The Technical Deep Dive: Why This Isn't a DeFi or Layer-2 Story
If you're expecting me to talk about Uniswap V4 hooks or decentralized sequencing, stop. This sponsorship has nothing to do with technical innovation. It's a marketing deal, pure and simple. The underlying blockchain infrastructure—whether it's Ethereum, Solana, or a custom L2—is irrelevant. The sponsors could just as easily use a centralized database and call it a 'crypto partnership.' The technology is window dressing.
This frustrates me as a cybersecurity analyst. The same teams that spent millions on security audits for their DeFi protocols are now pouring money into a sponsorship that ignores all the lessons of the past. Where's the proof of reserves? Where's the smart contract audit for the fan token? Where's the decentralized governance to ensure the token isn't simply a money grab? None of that exists. The hype around 'crypto in eSports' hides a fundamental truth: the sponsors are prioritizing market perception over technical soundness.
I've been saying this since 2022: Layer-2 sequencers are still centralized. Most 'decentralized' gaming networks have a single point of failure. The Esports World Cup sponsorship doesn't solve any of that. It just adds a layer of marketing gloss over the same old problems.
The Bitcoin Angle: Miners Won't Benefit
And what about Bitcoin? The fourth halving is behind us. Miner revenue has collapsed. Hashrate is concentrating into three major pools. The narrative that 'crypto adoption boosts Bitcoin' is a convenient myth. This sponsorship doesn't drive Bitcoin usage. It drives token usage—probably a native token from a centralized entity. Bitcoin's role as digital gold remains intact, but it's not the currency of choice for eSports gamblers or NFT traders. The sponsors know that. They're not paying in BTC; they're paying in stablecoins and unissued tokens. The crypto ecosystem is fragmenting, and this event accelerates that fragmentation.
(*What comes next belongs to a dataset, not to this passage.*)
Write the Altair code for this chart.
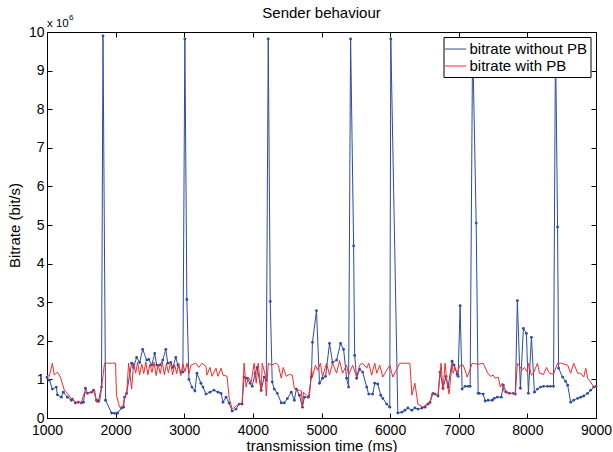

The Takeaway: What to Watch Next
I'm not saying the Esports World Cup sponsorship is a bad thing. It's a signal that crypto is embedding into global culture. But signals are not profits. Here's what I'm watching over the next 90 days:
- The token launch: If the sponsor announces a TGE (Token Generation Event) during the tournament, be skeptical. Check the vesting schedules. Check the audit reports. Ignore the hype.
- Regulatory filings: Watch the SEC and FCA for any statements about eSports sponsorships. If they issue guidance, the market will react violently.
- Community reaction: Monitor Reddit and Twitch chat. If viewers start complaining about 'crypto shilling,' the sponsors will have to pivot fast.
We didn't need this sponsorship to prove that crypto has value. We needed it to prove that crypto can integrate responsibly. The jury is still out. But if I were a trader, I'd be shorting the hype and waiting for the inevitable correction. The only winning move is to watch—and wait for the real signals, not the manufactured headlines.